For years, Nickelodeon seemed interested in exercising those rights on a limited basis. Its sister site, Nicktoons, aired the show in reruns for several years; that’s where much of the second season was burned off in 2006, four years after the show’s official cancelation. But Invader Zim has been absent from television for many years now.
People who grew up watching it, people who stumbled upon it during their complicated pubescence, people who happened upon it while flipping through channels — they all continued to hold the show up as a bastion of network television’s most dangerous bet. Invader Zim was both an inspiration and warning to similarly daring cartoon creators that a niche audience may only carry a show so far. Fans mourned this unexpected show for years.
Vasquez, however, returned to his original medium in 2015, penning more Zim stories.
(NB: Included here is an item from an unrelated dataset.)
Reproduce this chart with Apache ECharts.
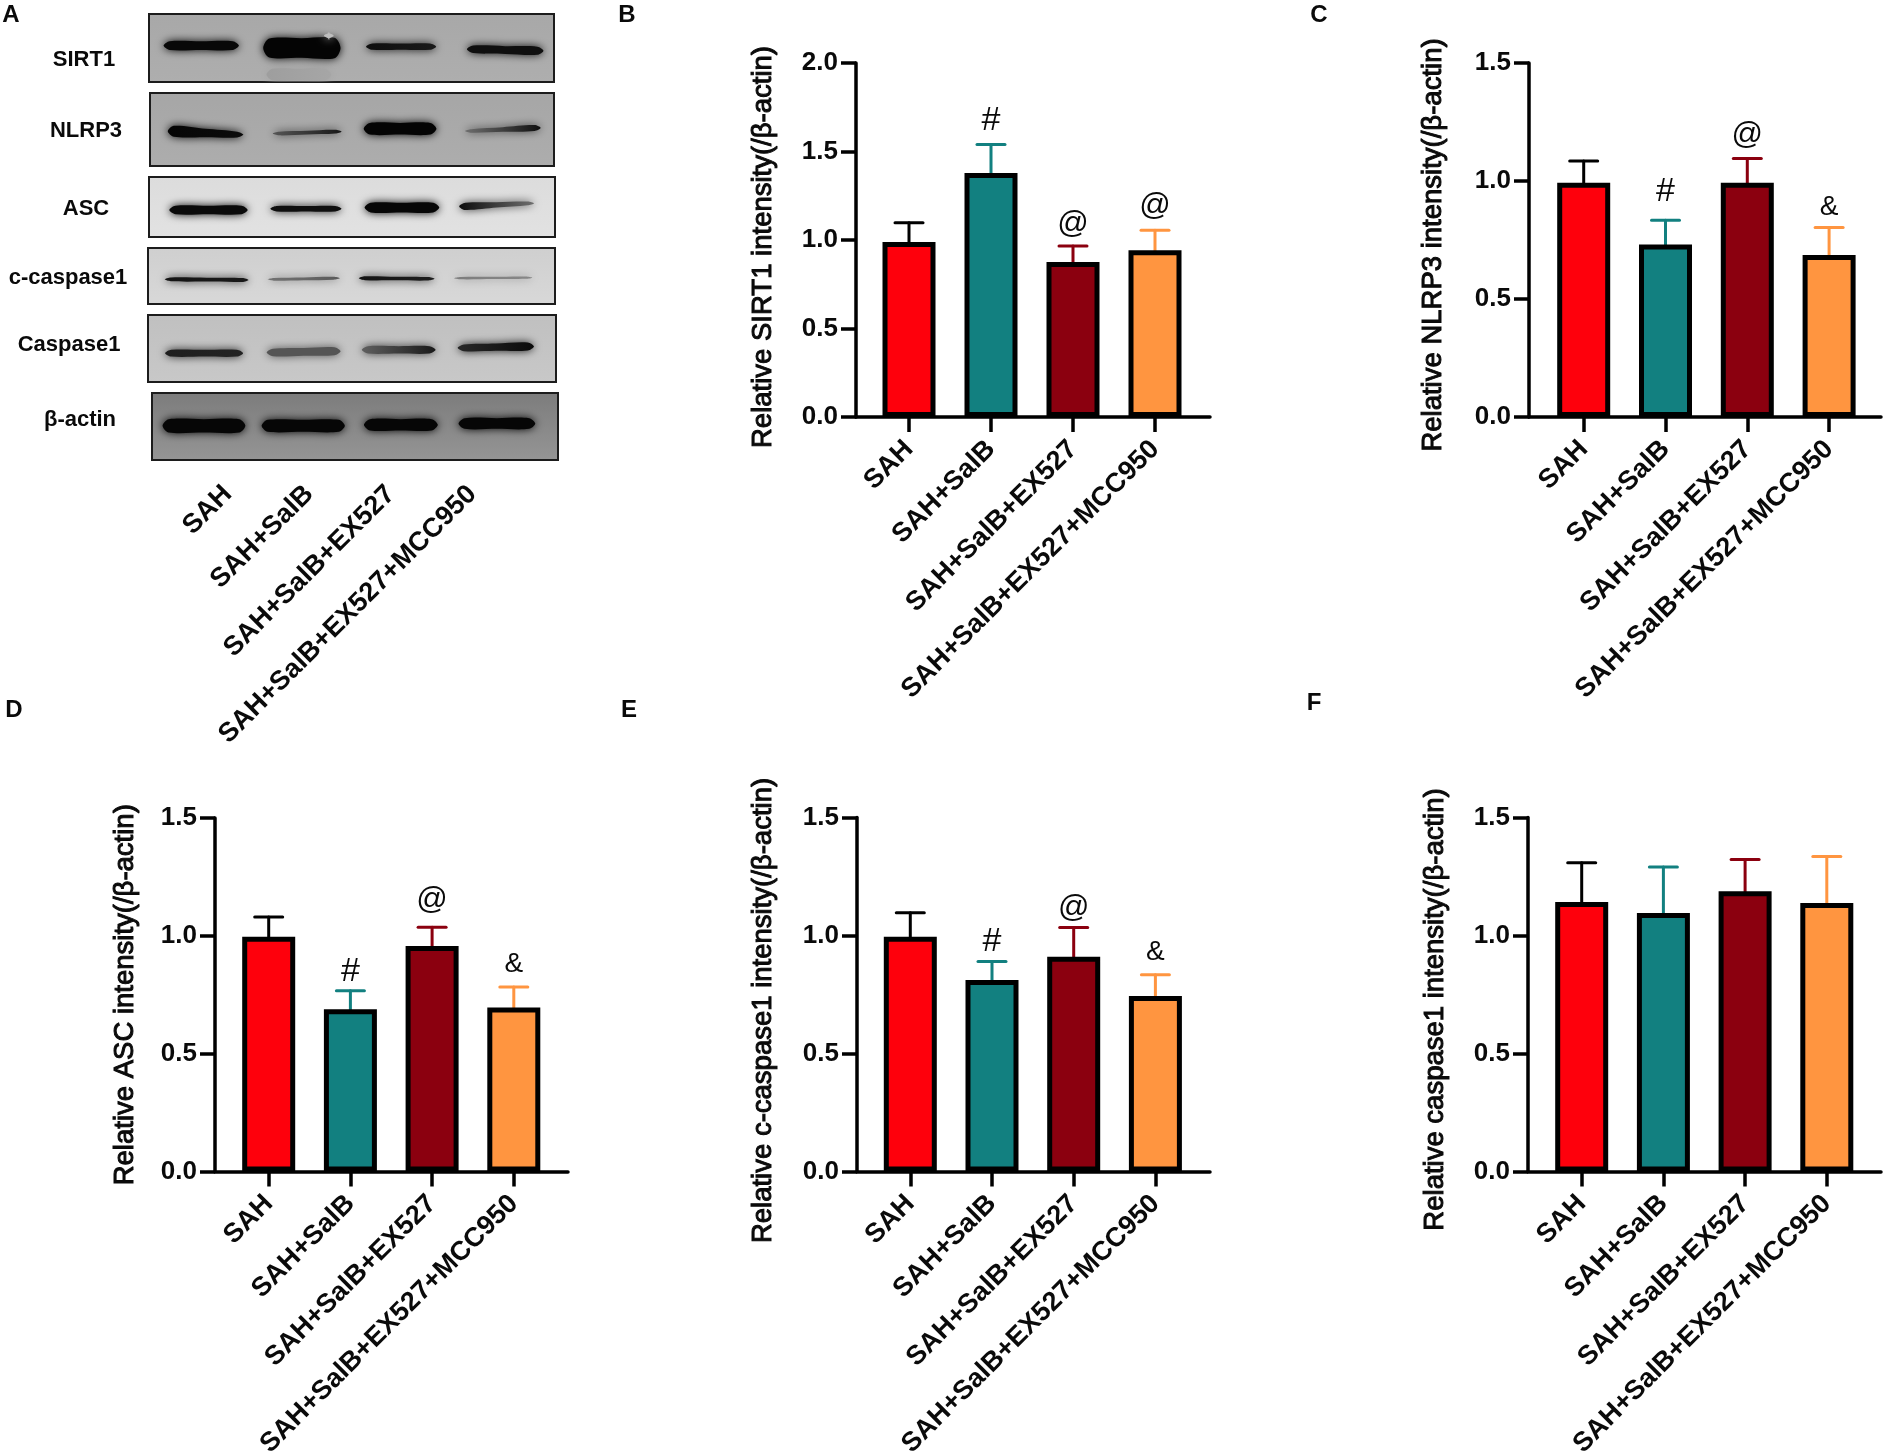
<!DOCTYPE html>
<html>
<head>
<meta charset="utf-8">
<script src="https://cdn.jsdelivr.net/npm/echarts@6/dist/echarts.min.js"></script>
</head>
<body style="margin:0;background:#fff">
<div id="main" style="width:1884px;height:1452px"></div>
<script type="text/javascript">
// groups, same order in every panel
var groups = ['SAH', 'SAH+SalB', 'SAH+SalB+EX527', 'SAH+SalB+EX527+MCC950'];
var barColors = ['#fe000c', '#128080', '#8b000f', '#ff9540'];
var capColors = ['#000000', '#128080', '#8b000f', '#ff9540'];

// bar height and top of error bar
var sirt1Bars = [0.989, 1.379, 0.876, 0.942];
var sirt1Caps = [1.098, 1.540, 0.966, 1.055];
var sirt1Marks = ['', '#', '@', '@'];
var sirt1MarkY = [0, 1.672, 1.087, 1.192];

var nlrp3Bars = [0.993, 0.731, 0.993, 0.686];
var nlrp3Caps = [1.085, 0.834, 1.095, 0.803];
var nlrp3Marks = ['', '#', '@', '&'];
var nlrp3MarkY = [0, 0.954, 1.194, 0.890];

var ascBars = [0.996, 0.688, 0.957, 0.696];
var ascCaps = [1.080, 0.767, 1.036, 0.783];
var ascMarks = ['', '#', '@', '&'];
var ascMarkY = [0, 0.848, 1.149, 0.880];

var ccaspBars = [0.995, 0.811, 0.910, 0.744];
var ccaspCaps = [1.096, 0.890, 1.034, 0.834];
var ccaspMarks = ['', '#', '@', '&'];
var ccaspMarkY = [0, 0.974, 1.115, 0.927];

var caspBars = [1.142, 1.095, 1.187, 1.138];
var caspCaps = [1.308, 1.290, 1.322, 1.335];
var caspMarks = ['', '', '', ''];
var caspMarkY = [0, 0, 0, 0];

// blot bands: x0, x1, y left, y right, thick left, thick right (percent of blot), gray left, gray right
var sirt1Bands = [
  [29, 45, 89, 89, 17, 17, 158, 166],
  [3.6, 22.2, 46.5, 46.5, 13, 13, 8, 8],
  [28.2, 47.3, 50, 50, 28, 30, 4, 4],
  [43.2, 45.6, 32, 32, 10, 10, 190, 190],
  [53.6, 70.9, 48, 48, 9, 9, 15, 25],
  [78.5, 97.4, 52, 54, 11, 12, 15, 15]
];
var nlrp3Bands = [
  [4.4, 23.1, 52.5, 57, 15, 8, 5, 12],
  [30.4, 47.4, 55.5, 53, 5, 5, 85, 25],
  [52.9, 70.9, 49, 49, 16, 16, 4, 4],
  [78, 96.7, 52, 48, 5, 8, 110, 15]
];
var ascBands = [
  [5, 24.3, 55, 55, 14, 14, 10, 10],
  [29.9, 47.4, 53, 53, 9, 9, 15, 15],
  [53.1, 71.5, 51, 51, 16, 16, 6, 6],
  [76.4, 94.8, 49, 44, 12, 6, 12, 110]
];
var ccaspBands = [
  [4.1, 24.7, 56, 57, 7, 7, 20, 25],
  [29.4, 47.1, 56, 54, 5, 5, 115, 90],
  [51.8, 70.4, 54, 55, 7, 6, 20, 30],
  [75.3, 94.4, 54, 53, 4, 4, 125, 135]
];
var caspBands = [
  [4.2, 23.3, 57, 57, 10, 10, 30, 35],
  [29.1, 47.2, 56, 54, 11, 12, 85, 85],
  [52.4, 70.5, 52, 52, 11, 11, 95, 25],
  [75.9, 94.6, 49, 47, 10, 12, 40, 10]
];
var actinBands = [
  [2.6, 23, 49, 49, 20, 20, 6, 6],
  [27, 47.5, 49, 49, 18, 18, 6, 6],
  [52.2, 70.4, 47.5, 47.5, 17, 17, 6, 6],
  [75.5, 94.4, 45.5, 45.5, 16, 16, 6, 6]
];

var FONT = '"Liberation Sans", Arial, sans-serif';
var myChart = echarts.init(document.getElementById('main'));

var grids = [], xAxes = [], yAxes = [], series = [], graphics = [];

function addAxesPair(grid, xAxis, yAxis) {
  var idx = grids.length;
  grids.push(grid);
  xAxis.gridIndex = idx;
  yAxis.gridIndex = idx;
  xAxes.push(xAxis);
  yAxes.push(yAxis);
  return idx;
}

function addText(text, x, y, size, weight) {
  graphics.push({
    type: 'text', x: x, y: y,
    style: { text: text, align: 'center', verticalAlign: 'middle', fill: '#0a0a0a',
      font: weight + ' ' + size + 'px ' + FONT }
  });
}

function renderBand(params, api) {
  var x0 = api.value(0), x1 = api.value(1), yl = api.value(2), yr = api.value(3);
  var tl = api.value(4) / 2, tr = api.value(5) / 2;
  var xm = (x0 + x1) / 2, ym = (yl + yr) / 2, tm = tl / 2 + tr / 2;
  var corners = [
    [x0, yl], [x0 + 1.5, yl - tl], [xm, ym - tm], [x1 - 1.5, yr - tr],
    [x1, yr], [x1 - 1.5, yr + tr], [xm, ym + tm], [x0 + 1.5, yl + tl]
  ];
  var gl = api.value(6), gr = api.value(7);
  var gm = Math.round((gl + gr) / 2);
  return {
    type: 'polygon',
    shape: { points: corners.map(function (p) { return api.coord(p); }), smooth: 0.3 },
    style: {
      fill: new echarts.graphic.LinearGradient(0, 0, 1, 0, [
        { offset: 0, color: 'rgb(' + gl + ',' + gl + ',' + gl + ')' },
        { offset: 1, color: 'rgb(' + gr + ',' + gr + ',' + gr + ')' }
      ]),
      shadowBlur: 8,
      shadowColor: 'rgb(' + gm + ',' + gm + ',' + gm + ')'
    }
  };
}

// panel A
[
  { name: 'SIRT1', bands: sirt1Bands, box: [149, 14, 405, 68], top: '#a8a8a8', bottom: '#aeaeae', lx: 84, ly: 60 },
  { name: 'NLRP3', bands: nlrp3Bands, box: [150, 93, 404, 73], top: '#a6a6a6', bottom: '#adadad', lx: 86, ly: 131 },
  { name: 'ASC', bands: ascBands, box: [149, 177, 406, 60], top: '#dcdcdc', bottom: '#e2e2e2', lx: 86, ly: 209 },
  { name: 'c-caspase1', bands: ccaspBands, box: [148, 248, 407, 56], top: '#cfcfcf', bottom: '#d8d8d8', lx: 68, ly: 278 },
  { name: 'Caspase1', bands: caspBands, box: [148, 315, 408, 67], top: '#c0c0c0', bottom: '#c8c8c8', lx: 69, ly: 345 },
  { name: 'β-actin', bands: actinBands, box: [152, 393, 406, 67], top: '#7c7c7c', bottom: '#959595', lx: 80, ly: 420 }
].forEach(function (b) {
  var idx = addAxesPair(
    { left: b.box[0], top: b.box[1], width: b.box[2], height: b.box[3], show: true,
      outerBoundsMode: 'none', borderColor: '#1c1c1c', borderWidth: 2,
      backgroundColor: new echarts.graphic.LinearGradient(0, 0, 0, 1, [
        { offset: 0, color: b.top }, { offset: 1, color: b.bottom }
      ]) },
    { type: 'value', min: 0, max: 100, show: false },
    { type: 'value', min: 0, max: 100, inverse: true, show: false }
  );
  series.push({ type: 'custom', xAxisIndex: idx, yAxisIndex: idx, clip: true, silent: true,
    renderItem: renderBand, data: b.bands });
  addText(b.name, b.lx, b.ly, 22, 'bold');
});

// lane names under the blots
addAxesPair(
  { left: 187, top: 440, width: 326, height: 40, outerBoundsMode: 'none' },
  { type: 'category', data: groups,
    axisLine: { show: false }, axisTick: { show: false },
    axisLabel: { interval: 0, rotate: 45, margin: 10, color: '#0a0a0a', fontFamily: FONT, fontWeight: 'bold', fontSize: 27 } },
  { type: 'value', show: false }
);

function renderError(params, api) {
  var i = api.value(0);
  var base = api.coord([i, api.value(1)]);
  var cap = api.coord([i, api.value(2)]);
  var lineStyle = { stroke: capColors[i], lineWidth: 3, lineCap: 'round' };
  return {
    type: 'group',
    children: [
      { type: 'line', shape: { x1: base[0], y1: base[1], x2: cap[0], y2: cap[1] }, style: lineStyle },
      { type: 'line', shape: { x1: cap[0] - 14, y1: cap[1], x2: cap[0] + 14, y2: cap[1] }, style: lineStyle }
    ]
  };
}

var markSizes = { '#': 34, '@': 31, '&': 28 };

function addPanel(p) {
  var sp = p.spacing;
  var idx = addAxesPair(
    { left: p.left, top: p.top, width: p.right - p.left, height: p.bottom - p.top, outerBoundsMode: 'none' },
    {
      type: 'value',
      min: -(p.c0 - p.left) / sp,
      max: (p.right - p.c0) / sp,
      splitLine: { show: false },
      axisLine: { lineStyle: { color: '#000', width: 3.5 } },
      axisTick: { customValues: [0, 1, 2, 3], length: 15, lineStyle: { color: '#000', width: 3.5 } },
      axisLabel: {
        customValues: [0, 1, 2, 3], rotate: 45, margin: 28, color: '#0a0a0a',
        fontFamily: FONT, fontWeight: 'bold', fontSize: 27,
        formatter: function (v) { return groups[v]; }
      }
    },
    {
      type: 'value', min: 0, max: p.ymax, interval: 0.5,
      splitLine: { show: false },
      axisLine: { show: true, onZero: false, lineStyle: { color: '#000', width: 3.5 } },
      axisTick: { show: true, length: 15, lineStyle: { color: '#000', width: 3.5 } },
      axisLabel: { margin: 18, color: '#0a0a0a', fontFamily: FONT, fontWeight: 'bold', fontSize: 26,
        formatter: function (v) { return v.toFixed(1); } },
      name: p.title, nameLocation: 'middle', nameGap: p.nameGap,
      nameTextStyle: { color: '#0a0a0a', fontFamily: FONT, fontSize: 27.5, textBorderColor: '#0a0a0a', textBorderWidth: 1,
        padding: [0, p.nameShift * 2, 0, 0] }
    }
  );
  series.push({
    type: 'custom', xAxisIndex: idx, yAxisIndex: idx, z: 1, renderItem: renderError,
    data: p.bars.map(function (v, i) { return [i, v, p.caps[i]]; })
  });
  series.push({
    type: 'bar', xAxisIndex: idx, yAxisIndex: idx, z: 2, barWidth: 53,
    data: p.bars.map(function (v, i) {
      return { value: [i, v], itemStyle: { color: barColors[i], borderColor: '#000', borderWidth: 5 } };
    })
  });
  series.push({
    type: 'custom', xAxisIndex: idx, yAxisIndex: idx, z: 3,
    renderItem: function (params, api) {
      var i = api.value(0), m = p.marks[i];
      if (!m) return null;
      var pt = api.coord([i, api.value(1)]);
      return { type: 'text', style: { text: m, x: pt[0], y: pt[1], align: 'center', verticalAlign: 'middle',
        fill: '#0a0a0a', font: markSizes[m] + 'px ' + FONT } };
    },
    data: p.markY.map(function (v, i) { return [i, v]; })
  });
}

addPanel({ title: 'Relative SIRT1 intensity(/β-actin)', bars: sirt1Bars, caps: sirt1Caps, marks: sirt1Marks, markY: sirt1MarkY,
  ymax: 2, left: 856, right: 1210, top: 63, bottom: 417, c0: 909, spacing: 82, nameGap: 79, nameShift: 7 });
addPanel({ title: 'Relative NLRP3 intensity(/β-actin)', bars: nlrp3Bars, caps: nlrp3Caps, marks: nlrp3Marks, markY: nlrp3MarkY,
  ymax: 1.5, left: 1529, right: 1881, top: 63, bottom: 417, c0: 1583.7, spacing: 81.8, nameGap: 82, nameShift: 5 });
addPanel({ title: 'Relative ASC intensity(/β-actin)', bars: ascBars, caps: ascCaps, marks: ascMarks, markY: ascMarkY,
  ymax: 1.5, left: 215, right: 568, top: 818, bottom: 1171.5, c0: 268.7, spacing: 81.7, nameGap: 76, nameShift: 0 });
addPanel({ title: 'Relative c-caspase1 intensity(/β-actin)', bars: ccaspBars, caps: ccaspCaps, marks: ccaspMarks, markY: ccaspMarkY,
  ymax: 1.5, left: 857, right: 1210, top: 817.5, bottom: 1171.5, c0: 910.3, spacing: 81.7, nameGap: 80, nameShift: 16 });
addPanel({ title: 'Relative caspase1 intensity(/β-actin)', bars: caspBars, caps: caspCaps, marks: caspMarks, markY: caspMarkY,
  ymax: 1.5, left: 1528, right: 1881, top: 817.5, bottom: 1171.5, c0: 1581.7, spacing: 81.7, nameGap: 79, nameShift: 15 });

// panel letters
[['A', 11, 15], ['B', 627, 15], ['C', 1319, 15], ['D', 14, 710], ['E', 629, 710], ['F', 1314, 703]].forEach(function (l) {
  addText(l[0], l[1], l[2], 24, 'bold');
});

myChart.setOption({
  animation: false,
  backgroundColor: '#fff',
  grid: grids,
  xAxis: xAxes,
  yAxis: yAxes,
  series: series,
  graphic: graphics
});
</script>
</body>
</html>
The Invader Zim comics from Nickelodeon and Oni Press are released on a semi-frequent basis, and while they don’t have the same adoration that the TV show did, each issue is a high-profile release. Boosting its clout in this familiar space was a smart move, and it seems as though more than three years later, Nickelodeon has come out as willing to again take a chance on the show.
Invader Zim’s return hasn’t been dated. A tiny teaser hints that the production staff will continue to thumb its nose at the idea of conventional children’s programming. Who knows what these harbingers of doom will get up to — if this movie will tie up any loose ends, or simply be an act of fanservice? To many fans, both options sound pretty good after 15 Zim-less years.